Pielęgniarski czepek leży u Doroty Gardias w biblioteczce, obok Wielkiej Encyklopedii Powszechnej. – My rzadko chodziłyśmy w czepkach – opowiada Liliana Pietrowska, działaczka potężnego (80 tys. członków) Ogólnopolskiego Związku Zawodowego Pielęgniarek i Położnych (OZZPiP), któremu Gardias do niedawna przewodziła. – Dorota wróciła do tego symbolu, na protestach zaczęłyśmy je nosić, by było widać, że my to my.
Media bardziej niż na czepek zwróciły uwagę na fryzurę i garderobę przewodniczącej.
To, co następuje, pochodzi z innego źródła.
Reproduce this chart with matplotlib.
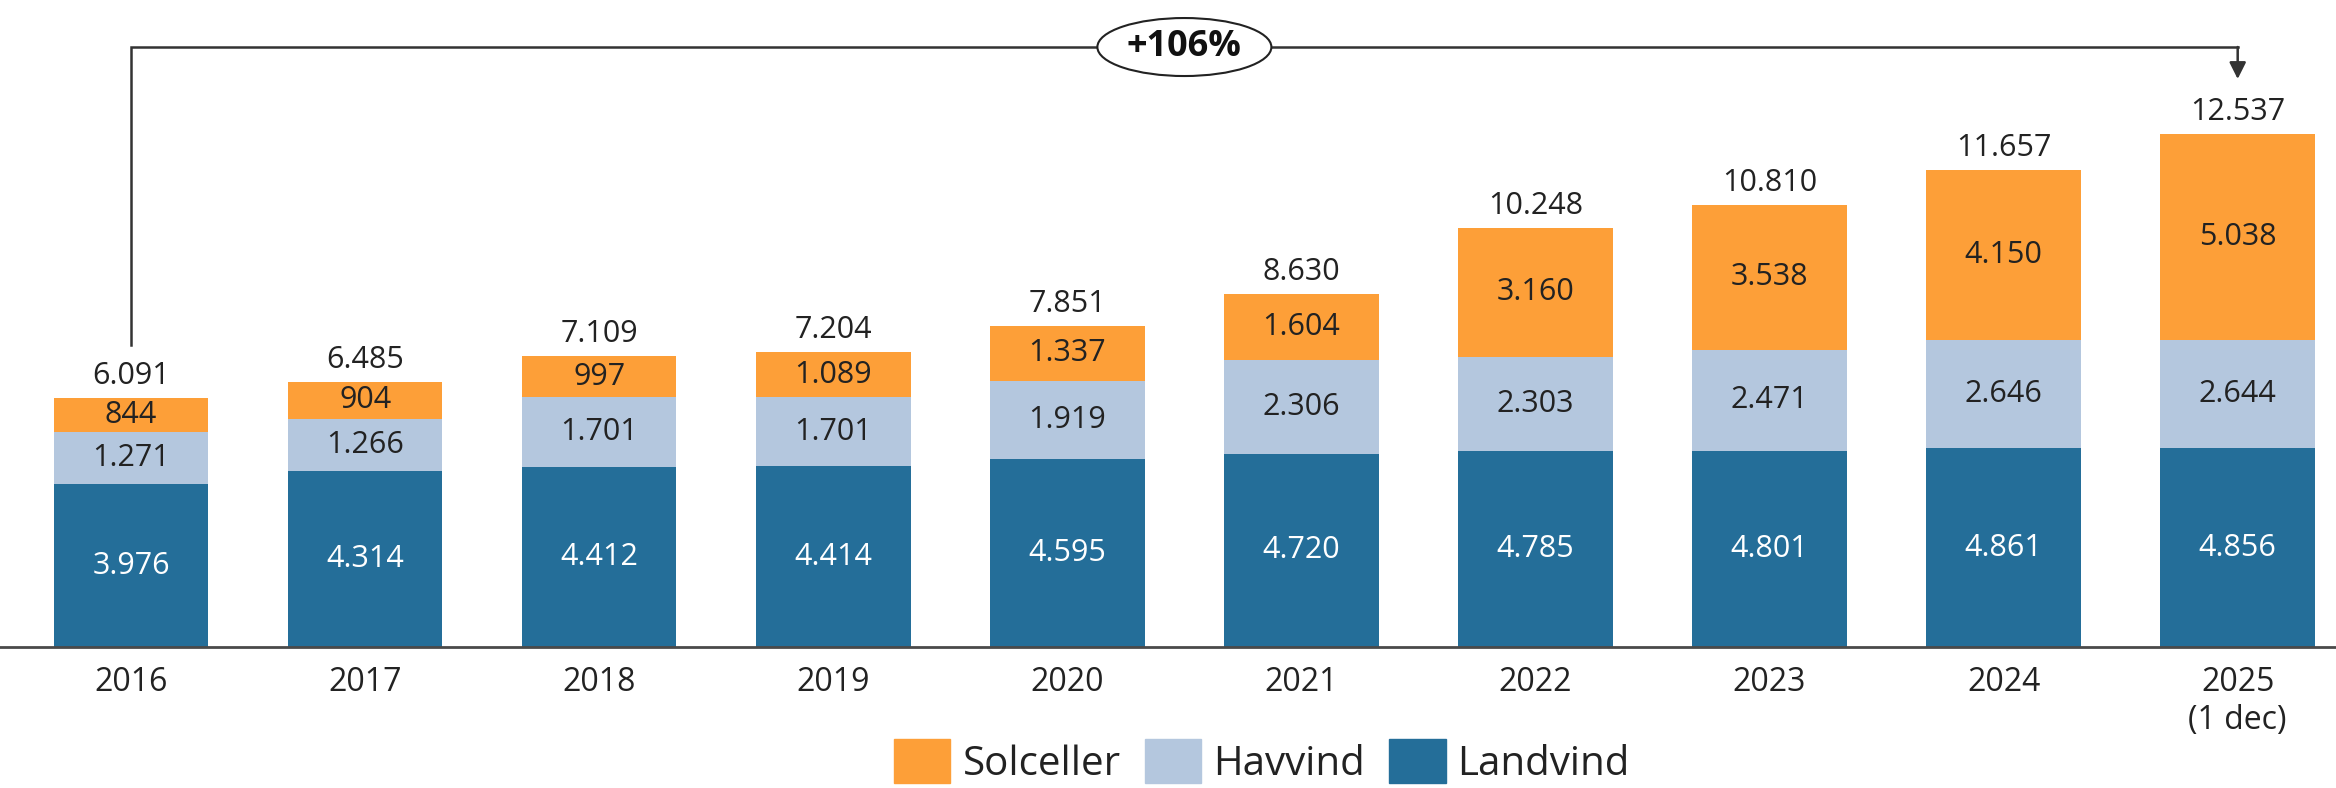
import numpy as np
import matplotlib.pyplot as plt
from matplotlib.patches import Patch, Ellipse
from matplotlib.transforms import ScaledTranslation

# Data (MW installed capacity)
years = ['2016', '2017', '2018', '2019', '2020', '2021', '2022', '2023', '2024', '2025\n(1 dec)']
landvind = [3976, 4314, 4412, 4414, 4595, 4720, 4785, 4801, 4861, 4856]
havvind = [1271, 1266, 1701, 1701, 1919, 2306, 2303, 2471, 2646, 2644]
solceller = [844, 904, 997, 1089, 1337, 1604, 3160, 3538, 4150, 5038]
totals = [6091, 6485, 7109, 7204, 7851, 8630, 10248, 10810, 11657, 12537]
growth_label = '+106%'

c_land = '#246E99'
c_hav = '#B4C7DE'
c_sol = '#FD9F38'
txt = '#222222'

plt.rcParams['font.family'] = ['Open Sans', 'DejaVu Sans']


def fmt(v):
    return f"{v:,}".replace(',', '.')


fig = plt.figure(figsize=(23.36, 7.88), dpi=100)
ax = fig.add_axes([0, 0.179, 1, 0.821])

x = np.arange(len(years))
w = 0.66
bottom2 = np.array(landvind) + np.array(havvind)

b1 = ax.bar(x, landvind, w, color=c_land, linewidth=0)
b2 = ax.bar(x, havvind, w, bottom=landvind, color=c_hav, linewidth=0)
b3 = ax.bar(x, solceller, w, bottom=bottom2, color=c_sol, linewidth=0)

ax.bar_label(b1, labels=[fmt(v) for v in landvind], label_type='center', color='white', fontsize=22)
ax.bar_label(b2, labels=[fmt(v) for v in havvind], label_type='center', color=txt, fontsize=22)
ax.bar_label(b3, labels=[fmt(v) for v in solceller], label_type='center', color=txt, fontsize=22)
ax.bar_label(b3, labels=[fmt(v) for v in totals], padding=5, color=txt, fontsize=22)

ax.set_xlim(-0.56, 9.42)
ax.set_ylim(0, 15820)
for s in ['top', 'left', 'right']:
    ax.spines[s].set_visible(False)
ax.spines['bottom'].set_color('#4a4a4a')
ax.spines['bottom'].set_linewidth(2)
ax.set_yticks([])
ax.set_xticks(x, years)
ax.tick_params(axis='x', length=0, pad=14, labelsize=23, colors=txt)

# growth bracket from first to last bar
top_y = 14670
start_y = 7384
tip_y = 13888
ax.plot([0, 0, 9], [start_y, top_y, top_y], color='#333333', lw=1.8,
        clip_on=False, solid_joinstyle='miter')
ax.annotate('', xy=(9, tip_y), xytext=(9, top_y),
            arrowprops=dict(arrowstyle='-|>', color='#333333', lw=1.8,
                            shrinkA=0, shrinkB=0, mutation_scale=25),
            annotation_clip=False)
# ellipse sized in inches, centred on the bracket line
ell = Ellipse((0, 0), 1.74, 0.58, fc='white', ec='#222222', lw=1.5, zorder=4,
              transform=fig.dpi_scale_trans + ScaledTranslation(4.5, top_y, ax.transData),
              clip_on=False)
ax.add_patch(ell)
ax.text(4.5, top_y, growth_label, ha='center', va='center', fontsize=26,
        fontweight='bold', color='#111111', zorder=5)

handles = [Patch(color=c_sol, label='Solceller'),
           Patch(color=c_hav, label='Havvind'),
           Patch(color=c_land, label='Landvind')]
fig.legend(handles=handles, loc='upper left', bbox_to_anchor=(0.3827, 0.062),
           ncol=3, frameon=False, fontsize=29, handlelength=1.4, handleheight=1.3,
           handletextpad=0.3, columnspacing=0.6, borderaxespad=0, borderpad=0,
           labelcolor=txt)

fig.savefig('out.png', dpi=100)
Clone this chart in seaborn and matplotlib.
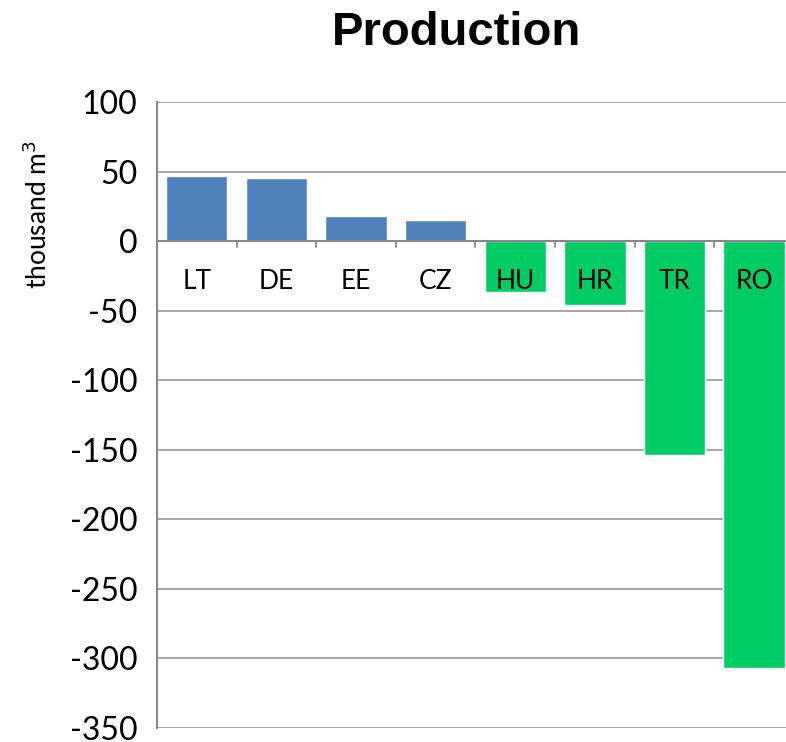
import matplotlib
matplotlib.use("Agg")
import matplotlib.pyplot as plt
import seaborn as sns
import pandas as pd

# --- Datos ---
paises = ["LT", "DE", "EE", "CZ", "HU", "HR", "TR", "RO"]
produccion = [47, 45, 18, 15, -37, -46, -154, -307]
colores = ["#4F81BD"] * 4 + ["#00CC66"] * 4

df = pd.DataFrame({"pais": paises, "valor": produccion})

sns.set_style("white")
plt.rcParams["font.family"] = ["Lato", "DejaVu Sans"]
plt.rcParams["axes.unicode_minus"] = False
plt.rcParams["text.color"] = "black"
plt.rcParams["ytick.color"] = "#888888"
plt.rcParams["ytick.labelcolor"] = "black"

fig = plt.figure(figsize=(7.86, 7.42), dpi=100)
# el grafico original esta recortado a la derecha y abajo
ax = fig.add_axes([0.1997, 0.0195, 0.8104, 0.843])

sns.barplot(data=df, x="pais", y="valor", hue="pais", palette=colores,
            legend=False, width=0.77, saturation=1, ax=ax, zorder=2)

ax.set_ylim(-350, 100)
ax.set_xlim(-0.5, 7.5)
ax.set_yticks(range(-350, 101, 50))
ax.tick_params(axis="y", labelsize=23, length=6, direction="out", pad=8)
ax.yaxis.grid(True, color="#A0A0A0", linewidth=1.3, zorder=0)
ax.set_axisbelow(True)

# etiquetas de categorias junto a la linea del cero
ax.set_xticks([])
for i, p in enumerate(paises):
    ax.text(i, -29, p, ha="center", va="center", fontsize=19, color="black", zorder=5)
ax.axhline(0, color="#888888", linewidth=1.5, zorder=3)
for b in range(1, 8):
    ax.plot([b - 0.5, b - 0.5], [0, -4], color="#888888", linewidth=1.3, zorder=3, clip_on=False)

for s in ["top", "right", "bottom"]:
    ax.spines[s].set_visible(False)
ax.spines["left"].set_color("#888888")
ax.spines["left"].set_linewidth(1.5)

ax.set_xlabel("")
ax.set_ylabel("thousand m$^3$", fontsize=19, color="black")
ax.yaxis.set_label_coords(-0.165, 0.82)

fig.text(0.581, 0.956, "Production", ha="center", va="center",
         fontsize=34, fontweight="bold", family="Liberation Sans", color="black")

plt.savefig("out.png", dpi=100)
Dorota Gardias wyciąga futrzaną kurteczkę – króliki z kołnierzem obszytym skrawkami lisa. W obiektywie prezentowała się bogaciej. „Fakt” oburzał się, że szefowa OZZPiP wygląda jak księżna, a śmie opowiadać o pielęgniarskiej biedzie. Tabloidy wytknęły jej też samochód, staranny makijaż i płacę – dwie średnie krajowe. – Koleżanki były wtedy bardzo za mną – wspomina. – Bo te komentarze pokazywały, jak pielęgniarka jest ustawiona społecznie. Nie mamy prawa mieć samochodu? Nie mamy prawa się ubierać? Dlaczego?
Pielęgniarka z PiS
Czy Jolanta Szczypińska też ma jeszcze pielęgniarski czepek, nie wiadomo. Nie znajduje czasu na rozmowę. W 1980 r. była współzałożycielką Solidarności Służby Zdrowia w Wojewódzkim Szpitalu w Słupsku. Dziś w tym szpitalu do Solidarności należy ok. 30 osób, a ok. 480 do OZZPiP, który w 1999 r. zakładała jej wyborcza konkurentka.
W stanie wojennym obie pracowały na jednym oddziale. Początkująca w zawodzie Gardias, rocznik 1963, podziwiała odwagę nieco starszej koleżanki opozycjonistki, którą esbecja zabierała z dyżurów.
Po zmianie systemu Szczypińska przez kilka lat była bezrobotna. – Była dobrą pielęgniarką – mówi doktor Kazimierz Czyż, który pełnił z nią dyżury na internie.